I leave my night photography class on one end of campus and begin to make my way to the other end, to my room. It is incredibly warm out, so I take off my coat and drape it on one shoulder, perhaps inspired by the matador. The ground is wet, a consequence of near continuous rain, though at the moment none falls. The diamond, star, heart, and otherwise eclectically shaped leaves from the trees stick to pavement, an autumnal collage in brown, yellow and red.
I cross Washington Street and under the lamps lighting the cobbled path I see a few leaves take their final swing and dance. For a moment they appear to reach higher, as if flying upward back to their branch, but each fall takes them lower until they join the unintentional art on the ground.
Along the chapel wall a tree is projected twice its size by orange and blue flood lights. The barren branch shadow across the cathedral stones is the image of romantic Gothic horror, always more attractive than truly fearful (when both are not overwhelmed by sentiment). I think for a moment, “If I only had my camera,” but then realize that would not mean much. The situation, not the image, is what I want to capture and convey — the ambivalent leaves, swaying shadows, my body against the scale of the chapel wall and the music.

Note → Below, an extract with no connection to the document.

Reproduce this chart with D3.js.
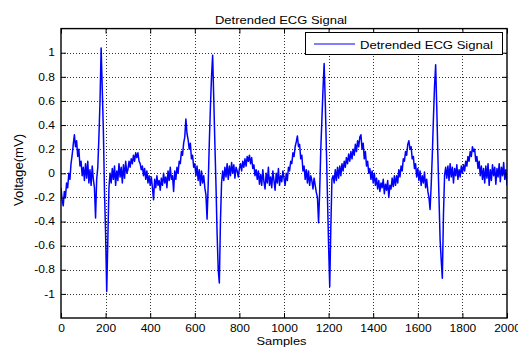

From outside, I hear the organ ring, rumble and rise. I go in, but the music stops. From across rows of empty pews I only hear a page or two being turned. A false start. More silence. If the organ does not play when one is in the chapel, does it play at all?
On the chapel steps I see dark puddles vibrating inside, moved from their stillness by a renewed downpour. I put my coat on and as I begin walking I pull my hood over my head. However, as soon as I do so, the wind pulls it off with a decisive, but not rough hand. “Why not feel my warm caress and wet blow?” it seems to ask, rounding my head and leaving beads to run from my hair to my brow, over my glasses and down to my mouth, where I taste an unexpected sweetness.
I pass a few others as I continue to my room; some are merely animating their rain jackets, while others are more open to the rain. I feel like tying my sweater around my waist and taking my shoes in my hand so that I can run, not for coverage, but for a reason more felt than known. But my glasses, covered in beads of water that diffract light, make things in front of me shift from the intelligible forms of the Impressionist to the murky near non-representational image of an Expressionist (Soutine style).
I almost walk into a young man cursorily moving under his petite umbrella. But then my door appears. I wonder, if only for a second, the young woman I pass thinks I am a mythical creature — dark, saturated front, light, dry back — dripping water from both arms and humming. Or maybe she does not look up from her computer, perhaps preparing for the mythical challenge we call midterms. Who knows?
In my room, I hang my damp layers, perform nightly rituals, and listen to brave crickets playing in what must seem rather diluvian to them. Some very fast flip-flop steps go by but anything else that happens is for the more nocturnal souls to tell.